Minicells as a Damage Disposal Mechanism in Escherichia coli.

Many bacteria produce small, spherical minicells that lack chromosomal DNA and therefore are unable to proliferate. Although minicells have been used extensively by researchers as a molecular tool, nothing is known about why bacteria produce them. Here, we show that minicells help cells to rid themselves of damaged proteins induced by antibiotic stress. By comparing the survival and growth rates of wild-type strains with the mutant, which produces excess minicells, we found that the mutant was more resistant to streptomycin. To determine the effects of producing minicells at the single-cell level, we also tracked the growth of lineages by microscopy.
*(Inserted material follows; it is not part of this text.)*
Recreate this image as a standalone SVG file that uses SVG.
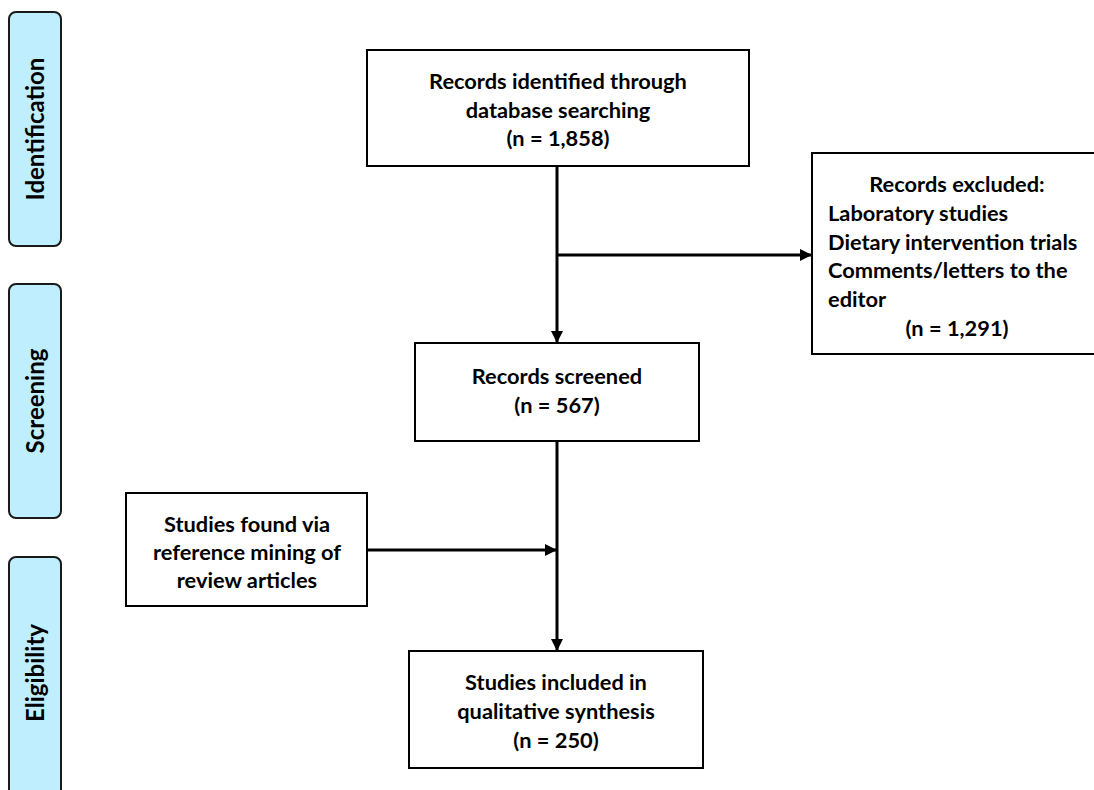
<svg xmlns="http://www.w3.org/2000/svg" width="1094" height="790" viewBox="0 0 1094 790">
<defs>
<marker id="arr" viewBox="0 0 12 12" refX="12" refY="6" markerWidth="12" markerHeight="12" markerUnits="userSpaceOnUse" orient="auto">
<path d="M0,0 L12,6 L0,12 Z" fill="#000"/>
</marker>
<style>
.box{fill:#fff;stroke:#000;stroke-width:2}
.tab{fill:#bfeeff;stroke:#1a1a1a;stroke-width:2}
.t{font-family:Lato,"Liberation Sans",sans-serif;font-size:21.8px;font-weight:700;fill:#000}
.c{text-anchor:middle}
.tabt{font-family:Lato,"Liberation Sans",sans-serif;font-size:24px;font-weight:700;fill:#000;text-anchor:middle}
.ln{stroke:#000;stroke-width:3;fill:none}
</style>
</defs>
<rect width="1094" height="790" fill="#fff"/>
<g id="tab-identification">
<rect class="tab" x="9" y="12" width="52" height="234" rx="7"/>
<text class="tabt" transform="translate(44,129) rotate(-90)">Identification</text>
</g>
<g id="tab-screening">
<rect class="tab" x="9" y="284" width="52" height="234" rx="7"/>
<text class="tabt" transform="translate(44,401) rotate(-90)">Screening</text>
</g>
<g id="tab-eligibility">
<rect class="tab" x="9" y="557" width="52" height="240" rx="7"/>
<text class="tabt" transform="translate(44,673) rotate(-90)">Eligibility</text>
</g>
<g id="connectors">
<line class="ln" x1="557" y1="166" x2="557" y2="343" marker-end="url(#arr)"/>
<line class="ln" x1="557" y1="255" x2="812" y2="255" marker-end="url(#arr)"/>
<line class="ln" x1="557" y1="441" x2="557" y2="651" marker-end="url(#arr)"/>
<line class="ln" x1="367" y1="550" x2="557" y2="550" marker-end="url(#arr)"/>
</g>
<g id="records-identified">
<rect class="box" x="367" y="50" width="382" height="116"/>
<text class="t c" x="558" y="89">Records identified through</text>
<text class="t c" x="558" y="118">database searching</text>
<text class="t c" x="558" y="146">(n = 1,858)</text>
</g>
<g id="records-excluded">
<rect class="box" x="812" y="153" width="290" height="201"/>
<text class="t c" x="957" y="192">Records excluded:</text>
<text class="t" x="828" y="221">Laboratory studies</text>
<text class="t" x="828" y="250">Dietary intervention trials</text>
<text class="t" x="828" y="278">Comments/letters to the</text>
<text class="t" x="828" y="307">editor</text>
<text class="t c" x="957" y="336">(n = 1,291)</text>
</g>
<g id="records-screened">
<rect class="box" x="415" y="343" width="284" height="98"/>
<text class="t c" x="557" y="384">Records screened</text>
<text class="t c" x="557" y="413">(n = 567)</text>
</g>
<g id="studies-found">
<rect class="box" x="126" y="493" width="241" height="113"/>
<text class="t c" x="247" y="532">Studies found via</text>
<text class="t c" x="247" y="560">reference mining of</text>
<text class="t c" x="247" y="588">review articles</text>
</g>
<g id="studies-included">
<rect class="box" x="409" y="651" width="294" height="117"/>
<text class="t c" x="556" y="690">Studies included in</text>
<text class="t c" x="556" y="719">qualitative synthesis</text>
<text class="t c" x="556" y="748">(n = 250)</text>
</g>
</svg>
We were able to show that the mutant increased the production of minicells in response to a higher level of the antibiotic. When we compared two sister cells, in which one produced minicells and the other did not, the daughters of the former had a shorter doubling time at this higher antibiotic level. Additionally, we found that minicells were more likely produced at the mother's old pole, which is known to accumulate more aggregates. More importantly, by using a fluorescent IbpA chaperone to tag damage aggregates, we found that polar aggregates were contained by and ejected with the minicells produced by the mother bacterium. These results demonstrate for the first time the benefit to bacteria for producing minicells. Bacteria have the ability to produce minicells, or small spherical versions of themselves that lack chromosomal DNA and are unable to replicate. A minicell can constitute as much as 20% of the cell's volume. Although molecular biology and biotechnology have used minicells as laboratory tools for several decades, it is still puzzling that bacteria should produce such costly but potentially nonfunctional structures. Here, we show that bacteria gain a benefit by producing minicells and using them as a mechanism to eliminate damaged or oxidated proteins. The elimination allows the bacteria to tolerate higher levels of stress, such as increasing levels of streptomycin. If this mechanism extends from streptomycin to other antibiotics, minicell production could be an overlooked pathway that bacteria are using to resist antimicrobials.